In our opinion, the resources of the Fund are likely in the normal course of events to meet the liabilities of the Fund as required by the Regulations. In giving this opinion we have assumed that the following amounts will be paid to the Fund: 

  • Contributions by the members in accordance with the Local Government Pension Scheme Regulations 1997.

  • Contributions, for the three years commencing 1 April 2005, by the employers as specified in our certificate dated March 2005 contained in our report on the valuation of the Fund as at 31 March 2004. 

  • Further planned contribution increases from 1 April 2008 agreed as part of the phasing in of contribution increases in the 2004 valuation plus any additional contributions required by employers as a result of the reinstatement of the Rule of 85 for service after 1 April 2005, in line with our advice. 

The Local Government Pension Scheme is a statutory scheme, i.e. members’ benefits are as  set out in the Regulations. This statement should be read in that context.   
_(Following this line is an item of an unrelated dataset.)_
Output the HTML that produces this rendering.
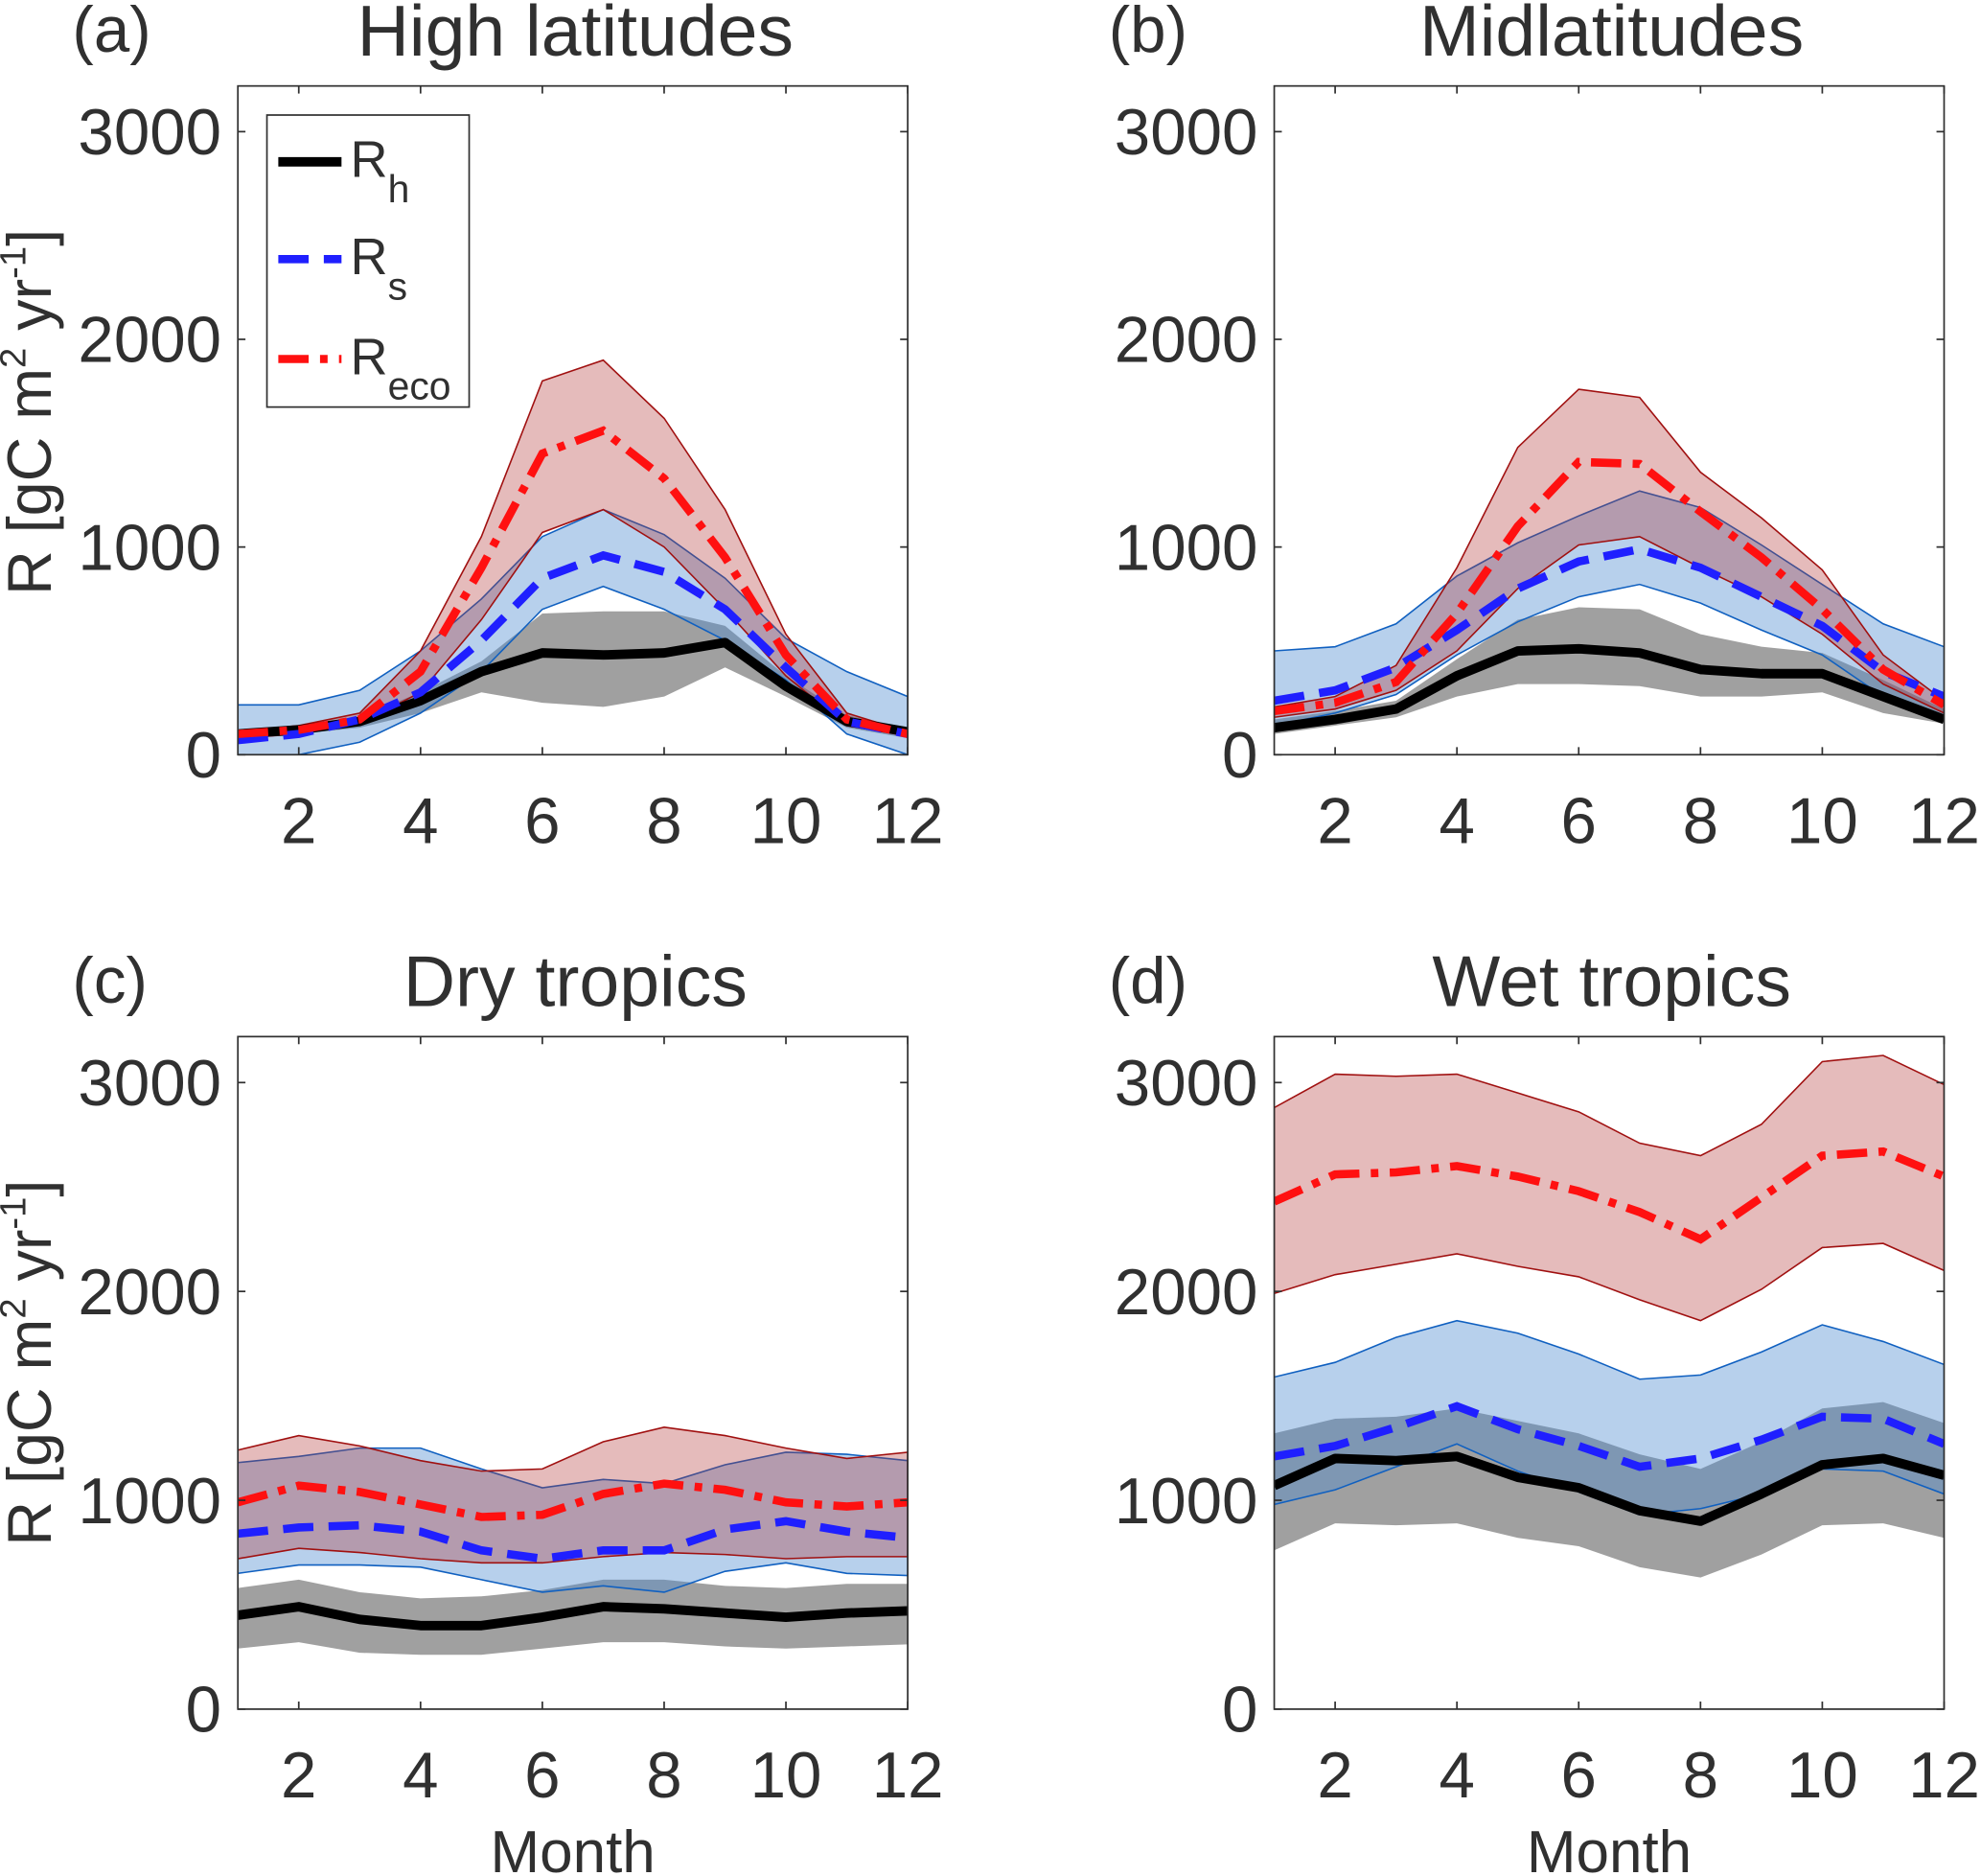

Summary of Methods and Assumptions Used

Full details of the method and assumptions are described in our valuation report dated March 2005. Copies of this report are available to members on request from Greater Manchester Pension Fund. 

Our opinion on the security of the prospective rights is based on the projected unit valuation method (for the majority of employers and at a whole Fund level). This assesses the cost of benefits accruing to existing members during the year following the valuation, allowing for future salary increases. The resulting contribution rate is adjusted to allow for any difference in the  value of accrued liabilities (allowing for future salary increases) and the assessed value of assets. For employers which are no longer admitting new entrants to the Fund, we adopted the attained age valuation method which assesses the cost of benefits accruing to existing members over their expected future working lifetime. 

A “market related” valuation method has been used for the valuation. The value of the Fund’s assets has been taken into account at its market value. We have then taken our lead from the  market in setting the financial assumptions: these have been derived by considering economic  indicators and the implied expected future levels of price inflation based on government bond yields at the valuation date.

These are the key financial assumptions adopted for this valuation:

Image: key financial assumptions adopted for this valuation

For employers whose assets are invested wholly or predominantly in index-linked gilts, a real discount rate of 1.8% p.a. was used. 

The 2004 valuation revealed that the Fund’s assets, which at 31 March 2004 were valued at £6,593 million, were sufficient to meet approximately 93% of liabilities accrued up to that date.

Individual employers’ contributions have been set in accordance with the Fund’s Funding Strategy Statement.  The deficits for each individual employer are being recovered over a period agreed with the administering authority and contribution increases are being phased in over a period of up to four years. 
The next valuation of the Fund will be carried out as at 31 March 2007. Current expectations are that employer contributions are likely to rise following this valuation despite the continued rally in equity markets since 31 March 2004. The reasons for this are as follows: 

  • employer contribution increases were phased in over a four year period and hence are planned to rise in 2008/09;

  • the liabilities have increased due to falling bond yields since the valuation date;

  • we expect to make allowance for longer life expectancy at the 2007 valuation which will increase the value placed on the liabilities;

  • the recent re-instatement of the Rule of 85 has increased the cost of future service benefits.  
    Accordingly, the level of employers’ contributions following the 31 March 2007 valuation is expected to be higher than their current levels. As indicated above, our opinion on the security of prospective rights is dependent upon any increased contribution requirements being met by  the employers. This statement should also be read in the context of the statutory nature of the scheme.